--- DATASET EXCERPT ---

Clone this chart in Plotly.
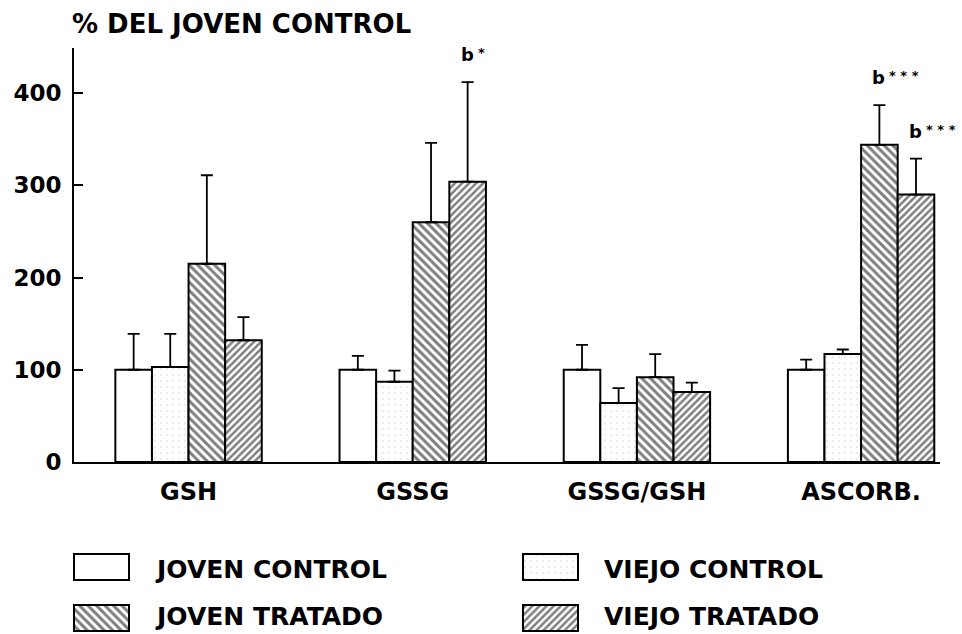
import plotly.graph_objects as go

# ---- data ----
categories = ["GSH", "GSSG", "GSSG/GSH", "ASCORB."]
series_names = ["JOVEN CONTROL", "VIEJO CONTROL", "JOVEN TRATADO", "VIEJO TRATADO"]

joven_control = [100, 100, 100, 100]
viejo_control = [103, 87, 64, 117]
joven_tratado = [215, 260, 92, 344]
viejo_tratado = [132, 304, 76, 290]

joven_control_err = [39, 15, 27, 11]
viejo_control_err = [36, 12, 16, 5]
joven_tratado_err = [96, 86, 25, 43]
viejo_tratado_err = [25, 108, 10, 39]

y_ticks = [0, 100, 200, 300, 400]

# significance labels: (category index, series index, letter, stars)
sig_labels = [
    (1, 3, "b", "*"),
    (3, 2, "b", "* * *"),
    (3, 3, "b", "* * *"),
]

# ---- geometry ----
W = 962
SY = 0.98               # observed vertical factor between figure and photo
H = 647                 # figure height so that H * SY ~= 634


def fy(py):  # target photo y -> figure y
    return py / SY


FONT = "DejaVu Sans"
BAR_W = 0.163  # in category units
values = [joven_control, viejo_control, joven_tratado, viejo_tratado]
errors = [joven_control_err, viejo_control_err, joven_tratado_err, viejo_tratado_err]
patterns = [
    dict(shape="", bgcolor="white"),
    dict(shape=".", fgcolor="#c8c8c8", bgcolor="white", size=6, solidity=0.08),
    dict(shape="\\", fgcolor="black", bgcolor="white", size=6, solidity=0.5),
    dict(shape="/", fgcolor="black", bgcolor="white", size=5, solidity=0.5),
]

fig = go.Figure()
for name, vals, errs, pat in zip(series_names, values, errors, patterns):
    fig.add_trace(go.Bar(
        name=name, x=categories, y=vals,
        marker=dict(color="white", pattern=pat, line=dict(color="black", width=2)),
        error_y=dict(type="data", symmetric=False, array=errs,
                     arrayminus=[0] * len(errs), color="black", thickness=1.8, width=6),
        showlegend=False,
    ))

# significance annotations
for ci, si, letter, stars in sig_labels:
    xpos = ci + (si - 1.5) * BAR_W
    ytop = values[si][ci] + errors[si][ci]
    fig.add_annotation(x=xpos, y=ytop, xref="x", yref="y", text=letter,
                       showarrow=False, xanchor="left", yanchor="bottom",
                       xshift=-9, yshift=15,
                       font=dict(family=FONT, size=18, color="black", weight="bold"))
    fig.add_annotation(x=xpos, y=ytop, xref="x", yref="y", text=stars,
                       showarrow=False, xanchor="left", yanchor="bottom",
                       xshift=8, yshift=20,
                       font=dict(family=FONT, size=13, color="black", weight="bold"))

# ---- legend drawn on an overlay pixel axis (target photo pixels) ----
legend_boxes = [  # (x0, y0) top-left of swatch
    (74, 554), (523, 554), (74, 605), (523, 605),
]
legend_text_y = [570, 570, 617, 617]
SW_W, SW_H = 55, 26
for (x0, y0), ty, name, pat in zip(legend_boxes, legend_text_y, series_names, patterns):
    fig.add_trace(go.Bar(
        x=[x0], y=[fy(y0 + SW_H) - fy(y0)], base=[fy(y0)], width=[SW_W], offset=0,
        xaxis="x2", yaxis="y2",
        marker=dict(color="white", pattern=pat, line=dict(color="black", width=2)),
        showlegend=False, hoverinfo="skip",
    ))
    fig.add_annotation(x=x0 + SW_W + 24, y=fy(ty), xref="x2", yref="y2",
                       text=name, showarrow=False, xanchor="left", yanchor="middle",
                       font=dict(family=FONT, size=25, color="black", weight="bold"))

# axis title at top
fig.add_annotation(x=70 / W, y=1 - fy(7) / H, xref="paper", yref="paper",
                   text="% DEL JOVEN CONTROL", showarrow=False,
                   xanchor="left", yanchor="top",
                   font=dict(family=FONT, size=26, color="black", weight="bold"))

fig.update_layout(
    width=W, height=H,
    margin=dict(l=0, r=0, t=0, b=0),
    paper_bgcolor="white", plot_bgcolor="rgba(0,0,0,0)",
    barmode="group", bargap=0.347, bargroupgap=0,
    font=dict(family=FONT, color="black"),
    xaxis=dict(
        domain=[74 / W, 940 / W], range=[-0.511, 3.352],
        showline=True, linecolor="black", linewidth=2,
        ticks="", showgrid=False, zeroline=False,
        tickfont=dict(family=FONT, size=24, color="black", weight="bold"),
        ticklabelstandoff=7,
    ),
    yaxis=dict(
        domain=[(H - fy(462)) / H, (H - fy(48)) / H], range=[0, 449],
        showline=True, linecolor="black", linewidth=2,
        ticks="inside", ticklen=9, tickwidth=2, tickcolor="black",
        tickvals=y_ticks, showgrid=False, zeroline=False,
        tickfont=dict(family=FONT, size=23, color="black", weight="bold"),
        ticklabelstandoff=6,
    ),
    xaxis2=dict(domain=[0, 1], range=[0, W], visible=False, anchor="y2"),
    yaxis2=dict(domain=[0, 1], range=[H, 0], visible=False, anchor="x2"),
)

fig.write_html(
    "out.html",
    config=dict(displayModeBar=False),
    post_script=(
        "document.documentElement.style.margin='0';"
        "document.body.style.margin='0';"
        "document.documentElement.style.overflow='hidden';"
        "document.body.style.overflow='hidden';"
    ),
)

---

Output the data above without changes, apart from leaving out the pictures.

REPLY:
Clone this chart in Plotly.
import plotly.graph_objects as go

# ---- data ----
categories = ["GSH", "GSSG", "GSSG/GSH", "ASCORB."]
series_names = ["JOVEN CONTROL", "VIEJO CONTROL", "JOVEN TRATADO", "VIEJO TRATADO"]

joven_control = [100, 100, 100, 100]
viejo_control = [103, 87, 64, 117]
joven_tratado = [215, 260, 92, 344]
viejo_tratado = [132, 304, 76, 290]

joven_control_err = [39, 15, 27, 11]
viejo_control_err = [36, 12, 16, 5]
joven_tratado_err = [96, 86, 25, 43]
viejo_tratado_err = [25, 108, 10, 39]

y_ticks = [0, 100, 200, 300, 400]

# significance labels: (category index, series index, letter, stars)
sig_labels = [
    (1, 3, "b", "*"),
    (3, 2, "b", "* * *"),
    (3, 3, "b", "* * *"),
]

# ---- geometry ----
W = 962
SY = 0.98               # observed vertical factor between figure and photo
H = 647                 # figure height so that H * SY ~= 634


def fy(py):  # target photo y -> figure y
    return py / SY


FONT = "DejaVu Sans"
BAR_W = 0.163  # in category units
values = [joven_control, viejo_control, joven_tratado, viejo_tratado]
errors = [joven_control_err, viejo_control_err, joven_tratado_err, viejo_tratado_err]
patterns = [
    dict(shape="", bgcolor="white"),
    dict(shape=".", fgcolor="#c8c8c8", bgcolor="white", size=6, solidity=0.08),
    dict(shape="\\", fgcolor="black", bgcolor="white", size=6, solidity=0.5),
    dict(shape="/", fgcolor="black", bgcolor="white", size=5, solidity=0.5),
]

fig = go.Figure()
for name, vals, errs, pat in zip(series_names, values, errors, patterns):
    fig.add_trace(go.Bar(
        name=name, x=categories, y=vals,
        marker=dict(color="white", pattern=pat, line=dict(color="black", width=2)),
        error_y=dict(type="data", symmetric=False, array=errs,
                     arrayminus=[0] * len(errs), color="black", thickness=1.8, width=6),
        showlegend=False,
    ))

# significance annotations
for ci, si, letter, stars in sig_labels:
    xpos = ci + (si - 1.5) * BAR_W
    ytop = values[si][ci] + errors[si][ci]
    fig.add_annotation(x=xpos, y=ytop, xref="x", yref="y", text=letter,
                       showarrow=False, xanchor="left", yanchor="bottom",
                       xshift=-9, yshift=15,
                       font=dict(family=FONT, size=18, color="black", weight="bold"))
    fig.add_annotation(x=xpos, y=ytop, xref="x", yref="y", text=stars,
                       showarrow=False, xanchor="left", yanchor="bottom",
                       xshift=8, yshift=20,
                       font=dict(family=FONT, size=13, color="black", weight="bold"))

# ---- legend drawn on an overlay pixel axis (target photo pixels) ----
legend_boxes = [  # (x0, y0) top-left of swatch
    (74, 554), (523, 554), (74, 605), (523, 605),
]
legend_text_y = [570, 570, 617, 617]
SW_W, SW_H = 55, 26
for (x0, y0), ty, name, pat in zip(legend_boxes, legend_text_y, series_names, patterns):
    fig.add_trace(go.Bar(
        x=[x0], y=[fy(y0 + SW_H) - fy(y0)], base=[fy(y0)], width=[SW_W], offset=0,
        xaxis="x2", yaxis="y2",
        marker=dict(color="white", pattern=pat, line=dict(color="black", width=2)),
        showlegend=False, hoverinfo="skip",
    ))
    fig.add_annotation(x=x0 + SW_W + 24, y=fy(ty), xref="x2", yref="y2",
                       text=name, showarrow=False, xanchor="left", yanchor="middle",
                       font=dict(family=FONT, size=25, color="black", weight="bold"))

# axis title at top
fig.add_annotation(x=70 / W, y=1 - fy(7) / H, xref="paper", yref="paper",
                   text="% DEL JOVEN CONTROL", showarrow=False,
                   xanchor="left", yanchor="top",
                   font=dict(family=FONT, size=26, color="black", weight="bold"))

fig.update_layout(
    width=W, height=H,
    margin=dict(l=0, r=0, t=0, b=0),
    paper_bgcolor="white", plot_bgcolor="rgba(0,0,0,0)",
    barmode="group", bargap=0.347, bargroupgap=0,
    font=dict(family=FONT, color="black"),
    xaxis=dict(
        domain=[74 / W, 940 / W], range=[-0.511, 3.352],
        showline=True, linecolor="black", linewidth=2,
        ticks="", showgrid=False, zeroline=False,
        tickfont=dict(family=FONT, size=24, color="black", weight="bold"),
        ticklabelstandoff=7,
    ),
    yaxis=dict(
        domain=[(H - fy(462)) / H, (H - fy(48)) / H], range=[0, 449],
        showline=True, linecolor="black", linewidth=2,
        ticks="inside", ticklen=9, tickwidth=2, tickcolor="black",
        tickvals=y_ticks, showgrid=False, zeroline=False,
        tickfont=dict(family=FONT, size=23, color="black", weight="bold"),
        ticklabelstandoff=6,
    ),
    xaxis2=dict(domain=[0, 1], range=[0, W], visible=False, anchor="y2"),
    yaxis2=dict(domain=[0, 1], range=[H, 0], visible=False, anchor="x2"),
)

fig.write_html(
    "out.html",
    config=dict(displayModeBar=False),
    post_script=(
        "document.documentElement.style.margin='0';"
        "document.body.style.margin='0';"
        "document.documentElement.style.overflow='hidden';"
        "document.body.style.overflow='hidden';"
    ),
)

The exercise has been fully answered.